Safety issue uproots Kiama tree policy

Kiama councillors have deferred adopting a new policy on tree preservation and management to allow further investigation into safety issues and tree species.

Kiama council has long been known for its strict stance on tree removal, however last year councillors voted against two staff recommendations to keep a Norfolk Island pine in Pheasant Point Drive and a fig tree in Bong Bong Street, moves described as a "turning point" for the council.

Councillors voted to defer adopting a new tree policy until May.

Cr Dennis Seage said one of the major problems with trees in Kiama was ageing gum trees and there was no mention of this in the draft policy.

"We need to document that common sense should prevail when it came to safety for residents," Cr Seage said.

"There is a perception that if an arborist or tree preservation person attends for a native tree it is a foregone conclusion the application for removal will be refused."

Cr Warren Steel asked for the council to investigate casuarina trees.

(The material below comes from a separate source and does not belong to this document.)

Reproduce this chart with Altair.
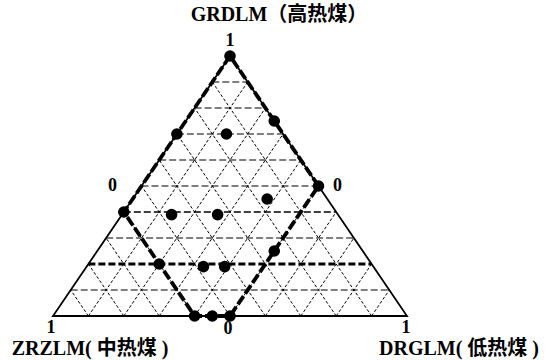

"For a matter of interest casuarinas are completely banned in the state of Florida ... they are ahead of us," Cr Steel said.

In a high-profile court case in 2002 Cr Steel was fined $5000 after he chopped down three casuarina trees and one eucalyptus tree at Bombo.

"All I am asking is for a committee, which I am not allowed to be on I guess, to look at casuarinas especially when they are a metre from someone's fence."

Cr Mark Honey said he would hate casuarina trees to be banned.

"It would mean the casuarina forests growing on Terragong Swamp would be banned ... most of the trees on my property would be banned," he said.

Cr Steel said it was not about a ban, but residents should have a chance to remove casuarinas if they were in inappropriate places.